入力に3角波を与えた上記回路の過渡解析(.tran)の結果が以下に。まあ、ほぼほぼアナデバ様の記事の波形と近いような気がします(個人の感想です。知らんけど。)
さて、上記の時間波形から、X軸を入力電圧、Y軸を出力電圧として書き直したグラフが以下に。ちょっとヒステリシスしてる?
上記の肝心なところを拡大したグラフが以下に。0~5Vで動作なので、ちょうど中央2.5V付近でパタンとヒックリ返る期待ですが、使用したパラメータでのシミュレーションではちょいと電圧高めのようです。そのうえ、頼みもしないヒステリシスな特性が見えてます。適当にカーソルをおいて、入出力電圧の比(勾配)、つまりはゲインを測定してみました。以下のSlopeのところをご覧くだされ。入力電圧の約137mVの変化に対して出力電圧は-3.72V変化しているので、約27倍だと。グラフを見れば「中央」付近であればもっと高めのゲインが得られるのは明らかですが。
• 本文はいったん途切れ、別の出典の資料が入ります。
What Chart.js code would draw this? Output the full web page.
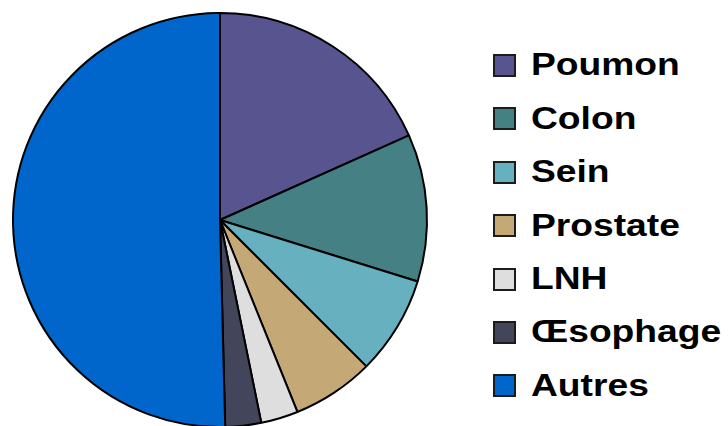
<!DOCTYPE html>
<html>
<head>
<meta charset="utf-8">
<script src="https://cdn.jsdelivr.net/npm/chart.js@4.4.1/dist/chart.umd.min.js"></script>
<style>
  html, body { margin: 0; padding: 0; background: #fff; overflow: hidden; }
  #wrap { position: relative; width: 728px; height: 426px; overflow: hidden; }
  #cancerChart { position: absolute; left: 0; top: 0; }
  #legend {
    position: absolute; left: 493px; top: 38.8px;
    margin: 0; padding: 0; list-style: none;
    font: bold 31px "Liberation Sans", Arial, sans-serif; color: #000;
  }
  #legend li { height: 53.4px; display: flex; align-items: center; white-space: nowrap; }
  #legend .box { width: 19px; height: 19px; border: 2px solid #1c1c1c; flex: none; }
  #legend .label { margin-left: 14.5px; display: inline-block; transform: scaleX(1.2); transform-origin: left center; }
</style>
</head>
<body>
<div id="wrap">
  <canvas id="cancerChart" width="440" height="440"></canvas>
  <ul id="legend"></ul>
</div>
<script>
const labels = ['Poumon', 'Colon', 'Sein', 'Prostate', 'LNH', 'Œsophage', 'Autres'];
const shares = [18.3, 11.5, 7.7, 6.4, 2.9, 2.8, 50.4];
const colors = ['#575490', '#458184', '#66b0c0', '#c4a976', '#dedede', '#43465a', '#0066cc'];

// builds the legend list next to the canvas from chart's own legend items
const htmlLegend = {
  id: 'htmlLegend',
  afterUpdate(chart) {
    const list = document.getElementById('legend');
    list.innerHTML = '';
    const items = chart.options.plugins.legend.labels.generateLabels(chart);
    items.forEach(item => {
      const li = document.createElement('li');
      const box = document.createElement('span');
      box.className = 'box';
      box.style.background = item.fillStyle;
      const text = document.createElement('span');
      text.className = 'label';
      text.textContent = item.text;
      li.appendChild(box);
      li.appendChild(text);
      list.appendChild(li);
    });
  }
};

new Chart(document.getElementById('cancerChart'), {
  type: 'pie',
  data: {
    labels: labels,
    datasets: [{
      data: shares,
      backgroundColor: colors,
      borderColor: '#000',
      borderWidth: 2,
      radius: 207,
      clip: false
    }]
  },
  options: {
    responsive: false,
    animation: false,
    layout: { padding: 0 },
    plugins: {
      tooltip: { enabled: false },
      legend: { display: false }
    }
  },
  plugins: [htmlLegend]
});
</script>
</body>
</html>
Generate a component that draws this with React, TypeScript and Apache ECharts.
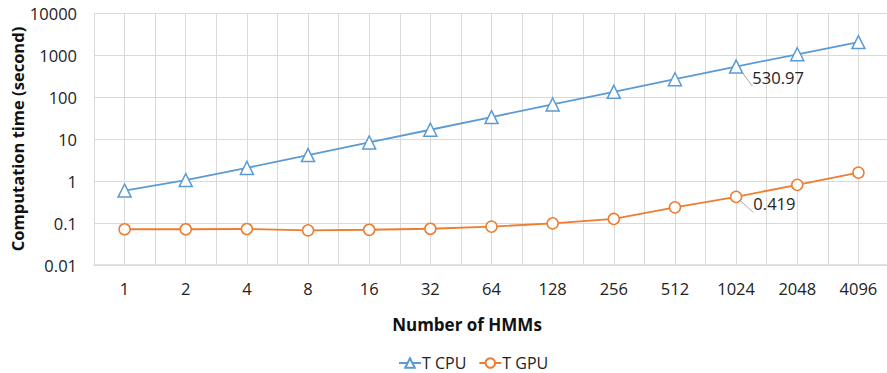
import React, { useEffect, useRef } from "react";
import * as echarts from "echarts";

const categories = ["1", "2", "4", "8", "16", "32", "64", "128", "256", "512", "1024", "2048", "4096"];
const cpuValues = [0.59, 1.05, 2.05, 4.15, 8.3, 16.6, 33.2, 66.4, 133, 265, 530.97, 1040, 2030];
const gpuValues = [0.071, 0.071, 0.072, 0.067, 0.069, 0.073, 0.082, 0.098, 0.125, 0.236, 0.419, 0.81, 1.58];
const yTicks = ["0.01", "0.1", "1", "10", "100", "1000", "10000"];
const annotatedIndex = 10;
const xTitle = "Number of HMMs";
const yTitle = "Computation time (second)";

const FONT = "'Open Sans', 'Noto Sans', sans-serif";
const GRID = "#d9d9d9";

export default function App() {
  const ref = useRef<HTMLDivElement>(null);
  useEffect(() => {
    if (!ref.current) return;
    const chart = echarts.init(ref.current, undefined, { renderer: "svg" });
    const mkLabel = (offset: number[]) => ({
      show: true,
      position: "right",
      offset,
      formatter: "{c}",
      fontFamily: FONT,
      fontSize: 16.5,
      color: "#222",
    });
    const cpuData = cpuValues.map((v, i) =>
      i === annotatedIndex ? { value: v, label: mkLabel([4, 11]) } : v
    );
    const gpuData = gpuValues.map((v, i) =>
      i === annotatedIndex ? { value: v, label: mkLabel([6, 7]) } : v
    );
    chart.setOption({
      animation: false,
      textStyle: { fontFamily: FONT },
      grid: { left: 94, right: -2, top: 13, bottom: 108, containLabel: false, outerBoundsMode: "none" },
      graphic: [
        {
          type: "text",
          x: 467,
          y: 324,
          style: {
            text: xTitle,
            fontFamily: FONT,
            fontSize: 17,
            fontWeight: "bold",
            fill: "#111",
            align: "center",
            verticalAlign: "middle",
          },
        },
        {
          type: "text",
          x: 17,
          y: 139,
          rotation: Math.PI / 2,
          style: {
            text: yTitle,
            fontFamily: FONT,
            fontSize: 16.5,
            fontWeight: "bold",
            fill: "#111",
            align: "center",
            verticalAlign: "middle",
          },
        },
      ],
      xAxis: [
        {
          type: "category",
          data: categories,
          boundaryGap: true,
          axisLine: { show: true, lineStyle: { color: GRID, width: 1.5 } },
          axisTick: { show: false },
          axisLabel: { fontFamily: FONT, fontSize: 16.5, color: "#222", margin: 15 },
          splitLine: { show: false },
        },
        {
          type: "value",
          min: 0,
          max: 13,
          interval: 0.5,
          show: true,
          position: "bottom",
          axisLine: { show: false },
          axisTick: { show: false },
          axisLabel: { show: false },
          splitLine: { show: true, lineStyle: { color: GRID, width: 1 } },
        },
      ],
      yAxis: {
        type: "log",
        logBase: 10,
        min: 0.01,
        max: 10000,
        axisLine: { show: false },
        axisTick: { show: false },
        axisLabel: {
          fontFamily: FONT,
          fontSize: 16.5,
          color: "#222",
          margin: 17,
          formatter: (v: number) => {
            const idx = Math.round(Math.log10(v)) + 2;
            return yTicks[idx] ?? String(v);
          },
        },
        splitLine: { show: true, lineStyle: { color: GRID, width: 1 } },
      },
      legend: {
        top: 350,
        left: 393,
        itemGap: 12,
        itemWidth: 22,
        itemHeight: 12,
        textStyle: { fontFamily: FONT, fontSize: 16, color: "#222", padding: [0, 0, 0, -4] },
        data: ["T CPU", "T GPU"],
      },
      series: [
        {
          name: "T CPU",
          type: "line",
          xAxisIndex: 0,
          data: cpuData,
          symbol: "triangle",
          symbolSize: 13,
          lineStyle: { color: "#5b9bd5", width: 1.8 },
          itemStyle: { color: "#fff", borderColor: "#5b9bd5", borderWidth: 1.5 },
          labelLine: { show: true, lineStyle: { color: "#aaa" } },
        },
        {
          name: "T GPU",
          type: "line",
          xAxisIndex: 0,
          data: gpuData,
          symbol: "circle",
          symbolSize: 11,
          lineStyle: { color: "#ed7d31", width: 1.8 },
          itemStyle: { color: "#fff", borderColor: "#ed7d31", borderWidth: 1.5 },
          labelLine: { show: true, lineStyle: { color: "#aaa" } },
        },
      ],
    });
    return () => chart.dispose();
  }, []);
  return <div ref={ref} style={{ width: 887, height: 373, position: "absolute", left: 0, top: 0 }} />;
}
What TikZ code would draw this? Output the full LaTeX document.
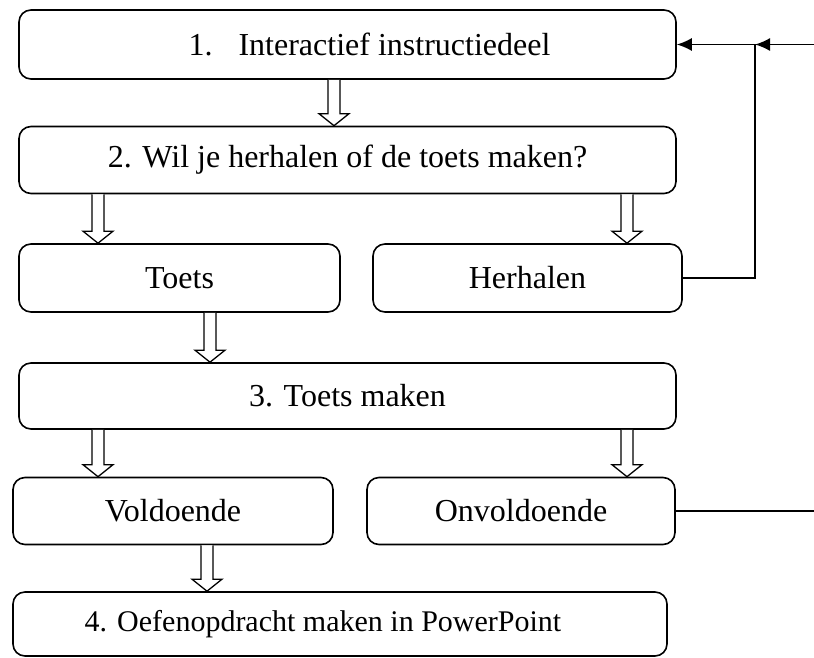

負帰還(フィードバック)回路を入れて単段のアンプだと。
単体で約27倍以上(多分もっと)の増幅ができることが分かったので、次は入力にフィードバックをかけてみろ、と。R1とR2の比は1:1なので1倍の反転回路となる筈。LTspiceの回路図が以下に。
以下は時間波形です。入力は振幅1V、オフセット0Vの正弦波です。出力は位相反転で振幅同じとなる筈が、微妙に振幅が小さくなっとります。この辺、シミュレーションについて考察すべきなのでありますが、アナログ素人は見なかったことにして通り過ぎてしまいます。なんだかな~。
本題は、ボード線図を描いて振幅、位相特性を確認することであります。AC解析用に微妙に変更した回路図が以下に。
LTspiceで求めた上記回路の特性が以下に。アナデバ様の記事のボーデ線図とほぼほぼ同じ(アナデバ様記事は「ボーデ」と表記しとりますです。私は「ボード」派。どっちでもいい。)と
3段構成のアンプ回路
アナデバ様記事には、単段構成の後、3段構成のアンプ回路と、チョッパアンプ回路が続いております。まず、チョッパアンプは置いておいて(後で時間をかけて味わいたいデス)3段構成のアンプ回路です。記事通りに回路を描いて、AC解析した結果、ボード線図も記事とほぼ同じものが得られることを確認してます。しかし、ちょいと引っかかるのが、
この3段アンプ発振するんじゃね、
という点。アナログ素人の私が言うんじゃありません。LTspiceがそういうのです。。。まあ、次回、実デバイスが入手できたら発振するもんだかどうだかやってみる、と。いいのかそんなことで。